We have so far limited our testing to a cross-validation score using our test subset 'X/y_te'. 

In [53]:
res = ofrom_crf.np.mean(ofrom_crf.cross_test(crf, X_te, y_te, cv=10)) # defaults cv=5, n_jobs=-1
print(res)

0.9201842124550519


## Remarks

This was thought as a demonstration of the pipeline using a CRF model. A previous run with only 10,000 lines resulted in a cross-validation score of 0.86. 

1. The only way to make the model simpler would be to simplify the tagset by only retaining the main category (the first three letters, such as *PRO* or *ADV*).
2. As such, a score of 0.92 may be considered as a floor.
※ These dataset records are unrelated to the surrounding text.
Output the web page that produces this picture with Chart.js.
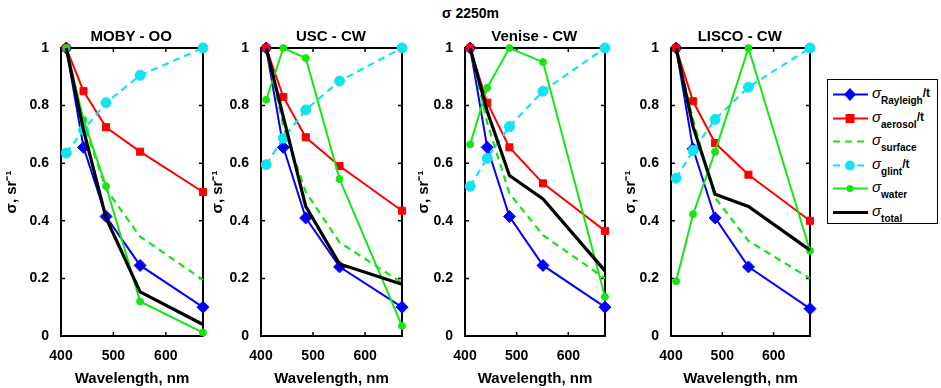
<!DOCTYPE html>
<html>
<head>
<meta charset="utf-8">
<script src="https://cdn.jsdelivr.net/npm/chart.js@4/dist/chart.umd.min.js"></script>
<style>
  body { margin: 0; background: #fff; }
  #wrap { position: relative; width: 941px; height: 388px; background: #fff; font-family: 'Liberation Sans', Arial, sans-serif; font-weight: bold; color: #000; }
  .ttl { position: absolute; text-align: center; font-size: 15px; white-space: nowrap; }
  canvas { position: absolute; }
  #legend { position: absolute; left: 827px; top: 79px; width: 109px; height: 143px; border: 1.5px solid #000; background: #fff; }
  .row { position: absolute; left: 4px; height: 20px; white-space: nowrap; }
  .row svg { position: absolute; left: 0; top: 0; }
  .row .lbl { position: absolute; left: 40px; top: 0; font-size: 15px; line-height: 16px; }
  .row .sig { font-style: italic; font-weight: normal; }
  .row sub { font-size: 10px; vertical-align: -6px; }
  .row sup { font-size: 12px; vertical-align: 1px; }
</style>
</head>
<body>
<div id="wrap">
  <div class="ttl" style="left:0;width:941px;top:5px;font-size:14px">σ 2250m</div>
  <div id="legend"></div>
</div>
<script>
// wavelengths (nm) and normalised sigma values
const wavelengths = [410, 443, 486, 551, 671];
const sites = ['MOBY - OO', 'USC - CW', 'Venise - CW', 'LISCO - CW'];
const yTicks = [0, 0.2, 0.4, 0.6, 0.8, 1];
const xTicks = [400, 500, 600];

const rayleigh = [
  [1, 0.655, 0.415, 0.245, 0.10],
  [1, 0.655, 0.41, 0.24, 0.10],
  [1, 0.655, 0.415, 0.245, 0.10],
  [1, 0.65, 0.41, 0.24, 0.095]
];
const aerosol = [
  [1, 0.85, 0.725, 0.64, 0.50],
  [1, 0.83, 0.69, 0.59, 0.435],
  [1, 0.81, 0.655, 0.53, 0.365],
  [1, 0.815, 0.67, 0.56, 0.40]
];
const surface = [
  [1, 0.74, 0.51, 0.345, 0.195],
  [1, 0.73, 0.5, 0.325, 0.185],
  [1, 0.74, 0.495, 0.35, 0.2],
  [1, 0.75, 0.48, 0.33, 0.2]
];
const glint = [
  [0.635, 0.715, 0.81, 0.905, 1],
  [0.595, 0.687, 0.785, 0.885, 1],
  [0.52, 0.617, 0.727, 0.85, 1],
  [0.548, 0.644, 0.752, 0.864, 1]
];
const water = [
  [1, 0.75, 0.52, 0.12, 0.012],
  [0.82, 1, 0.965, 0.545, 0.035],
  [0.665, 0.862, 1, 0.951, 0.136],
  [0.19, 0.423, 0.64, 1, 0.296]
];
const total = [
  [1, 0.715, 0.41, 0.153, 0.04],
  [1, 0.76, 0.45, 0.25, 0.18],
  [1, 0.78, 0.557, 0.476, 0.226],
  [1, 0.727, 0.492, 0.45, 0.298]
];

// plot box positions on the page
const plotLeft = [60.5, 260.5, 464.5, 670.5];
const plotRight = [202, 401.5, 604, 809];
const yTitleShift = [2, 8, 10, 11];

const BLUE = '#0000ff', RED = '#ff0000', GREEN = '#14e614', CYAN = '#10e4f0', BLACK = '#000000';
const FONT = "'Liberation Sans', Arial, sans-serif";

const series = [
  { name: 'Rayleigh', sup: '/t', data: rayleigh, color: BLUE, width: 2, dash: [], style: 'rectRot', r: 6 },
  { name: 'aerosol', sup: '/t', data: aerosol, color: RED, width: 2, dash: [], style: 'rect', r: 5 },
  { name: 'surface', sup: '', data: surface, color: GREEN, width: 2.2, dash: [7, 5], style: 'circle', r: 0 },
  { name: 'glint', sup: '/t', data: glint, color: CYAN, width: 2.2, dash: [7, 5], style: 'circle', r: 5 },
  { name: 'water', sup: '', data: water, color: GREEN, width: 2, dash: [], style: 'circle', r: 3.5 },
  { name: 'total', sup: '', data: total, color: BLACK, width: 3.2, dash: [], style: 'circle', r: 0 }
];

// box around the plot area with inward ticks on all four sides
const boxPlugin = {
  id: 'box',
  beforeDatasetsDraw(chart) {
    const { ctx, chartArea: a, scales: { x, y } } = chart;
    ctx.save();
    ctx.strokeStyle = '#000';
    ctx.lineWidth = 1.5;
    ctx.beginPath();
    x.ticks.forEach(t => {
      const px = x.getPixelForValue(t.value);
      ctx.moveTo(px, a.bottom); ctx.lineTo(px, a.bottom - 4);
      ctx.moveTo(px, a.top); ctx.lineTo(px, a.top + 4);
    });
    y.ticks.forEach(t => {
      const py = y.getPixelForValue(t.value);
      ctx.moveTo(a.left, py); ctx.lineTo(a.left + 4, py);
      ctx.moveTo(a.right, py); ctx.lineTo(a.right - 4, py);
    });
    ctx.stroke();
    ctx.lineWidth = 2;
    ctx.strokeRect(a.left, a.top, a.right - a.left, a.bottom - a.top);
    ctx.restore();
  }
};

const wrap = document.getElementById('wrap');

sites.forEach((site, i) => {
  const w = plotRight[i] - plotLeft[i];
  const cv = document.createElement('canvas');
  const cw = Math.round(w + 60 + 12);
  cv.width = cw; cv.height = 368;
  cv.style.left = (plotLeft[i] - 60) + 'px';
  cv.style.top = '20px';
  cv.style.width = cw + 'px';
  cv.style.height = '368px';
  wrap.appendChild(cv);

  const t = document.createElement('div');
  t.className = 'ttl';
  t.style.left = plotLeft[i] + 'px';
  t.style.width = w + 'px';
  t.style.top = '27px';
  t.textContent = site;
  wrap.appendChild(t);

  new Chart(cv.getContext('2d'), {
    type: 'line',
    data: {
      labels: wavelengths,
      datasets: series.map((s, k) => ({
        label: s.name,
        data: wavelengths.map((wl, j) => ({ x: wl, y: s.data[i][j] })),
        borderColor: s.color,
        backgroundColor: s.color,
        borderWidth: s.width,
        borderDash: s.dash,
        pointStyle: s.style,
        pointRadius: s.r,
        pointBorderWidth: 1,
        pointBorderColor: s.color,
        pointBackgroundColor: s.color,
        tension: 0,
        clip: false,
        order: series.length - k
      }))
    },
    options: {
      responsive: false,
      animation: false,
      devicePixelRatio: 1,
      layout: { padding: { left: 0, right: 12, top: 28, bottom: 0 } },
      plugins: { legend: { display: false }, tooltip: { enabled: false } },
      scales: {
        x: {
          type: 'linear',
          min: 400,
          max: 671,
          afterBuildTicks: sc => { sc.ticks = xTicks.map(v => ({ value: v })); },
          afterFit: sc => { sc.height = 52; },
          grid: { display: false },
          border: { display: false },
          ticks: { color: '#000', font: { family: FONT, size: 14, weight: 'bold' }, padding: 4, maxRotation: 0 },
          title: { display: true, text: 'Wavelength, nm', color: '#000', font: { family: FONT, size: 15, weight: 'bold' }, padding: { top: 1, bottom: 0 } }
        },
        y: {
          min: 0,
          max: 1,
          afterBuildTicks: sc => { sc.ticks = yTicks.map(v => ({ value: v })); },
          afterFit: sc => { sc.width = 60; },
          grid: { display: false },
          border: { display: false },
          ticks: { color: '#000', font: { family: FONT, size: 14, weight: 'bold' }, padding: 4, callback: v => String(v) },
          title: { display: true, text: 'σ, sr⁻¹', color: '#000', font: { family: FONT, size: 15, weight: 'bold' }, padding: { top: yTitleShift[i], bottom: 0 } }
        }
      }
    },
    plugins: [boxPlugin]
  });
});

// legend with subscripted labels
const legend = document.getElementById('legend');
series.forEach((s, k) => {
  const row = document.createElement('div');
  row.className = 'row';
  row.style.top = (5 + k * 23.6) + 'px';
  let marker = '';
  if (s.r > 0) {
    if (s.style === 'rectRot') marker = `<polygon points="18,3 24,9.5 18,16 12,9.5" fill="${s.color}"/>`;
    else if (s.style === 'rect') marker = `<rect x="13.5" y="5" width="9" height="9" fill="${s.color}"/>`;
    else marker = `<circle cx="18" cy="9.5" r="${s.r}" fill="${s.color}"/>`;
  }
  const dash = s.dash.length ? `stroke-dasharray="${s.dash.join(' ')}"` : '';
  row.innerHTML = `<svg width="38" height="20"><line x1="1" y1="9.5" x2="36" y2="9.5" stroke="${s.color}" stroke-width="${s.width}" ${dash}/>${marker}</svg>` +
    `<span class="lbl"><span class="sig">σ</span><sub>${s.name}</sub>${s.sup ? '<sup>' + s.sup + '</sup>' : ''}</span>`;
  legend.appendChild(row);
});
</script>
</body>
</html>
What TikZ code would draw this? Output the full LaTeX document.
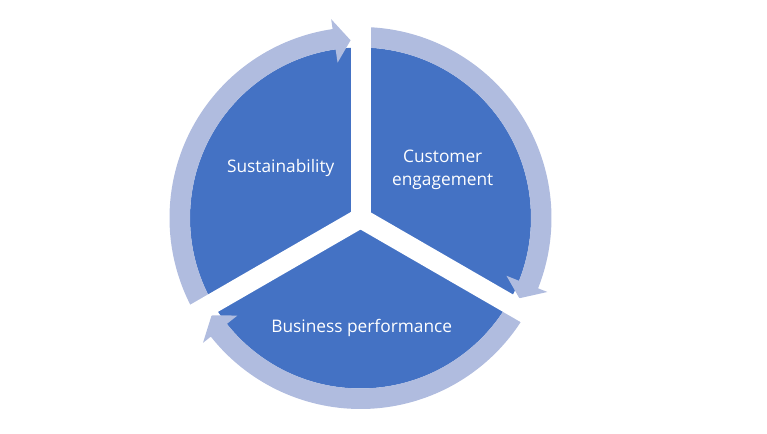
\documentclass[tikz,border=0pt]{standalone}
\usepackage{fontspec}
\setmainfont{Open Sans}
\definecolor{pieblue}{HTML}{4472C4}
\definecolor{ringblue}{HTML}{B0BCDF}
\newcommand\RingArrow[2]{%
  \pgfmathsetmacro\backang{#2+5.2}%
  \fill[ringarrow] (#1:191pt) arc[start angle=#1, end angle=\backang, radius=191pt]
    -- (\backang:201pt) -- (#2:178pt) -- (\backang:157pt) -- (\backang:170.5pt)
    arc[start angle=\backang, end angle=#1, radius=170.5pt] -- cycle;%
}
\begin{document}
\begin{tikzpicture}[
  sector/.style={fill=pieblue},
  ringarrow/.style={fill=ringblue},
  gapline/.style={draw=white, line width=20pt},
  txt/.style={text=white, font=\fontsize{17.3}{23.3}\selectfont, align=center, inner sep=0pt}
]
\useasboundingbox (0,0) rectangle (767pt,433pt);
\coordinate (C) at (360.5pt,215pt);
\fill[sector] (C) circle[radius=170.5pt];
\begin{scope}[shift={(C)}]
  \RingArrow{210}{93.2}
  \RingArrow{90}{-26.8}
  \RingArrow{330}{213.2}
\end{scope}
\draw[gapline] (C) -- ++(90:235pt);
\draw[gapline] (C) -- ++(-30:235pt);
\draw[gapline] (C) -- ++(210:235pt);
\fill[white] (C) circle[radius=11.5pt];
\node[txt] (sus) at (280.7pt,264.5pt) {Sustainability};
\node[txt] (cust) at (442.7pt,263.2pt) {Customer\\engagement};
\node[txt] (bus) at (361.7pt,105.5pt) {Business performance};
\end{tikzpicture}
\end{document}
In fact, when testing CRF models back in fall 2024, we obtained a score of 0.95 (with a simplified tagset).
3. Steps to improve the model would be to add features and revise its hyperparameters.
4. Steps to "improve" the pipeline may include breaking it into two layers, one CRF for the main 'pos' category and another for the sub-categories. Using a dictionary to handle *tokens* with a single possible tag does not seem relevant anymore.

The actual priority now, with a score of 0.92 being sufficient, would be to use that pipeline for active training. 

But first, we would like to take time to simulate and acclimate ourselves with the Markov Decision Process, as well as learn about the theory surrounding the CRF model.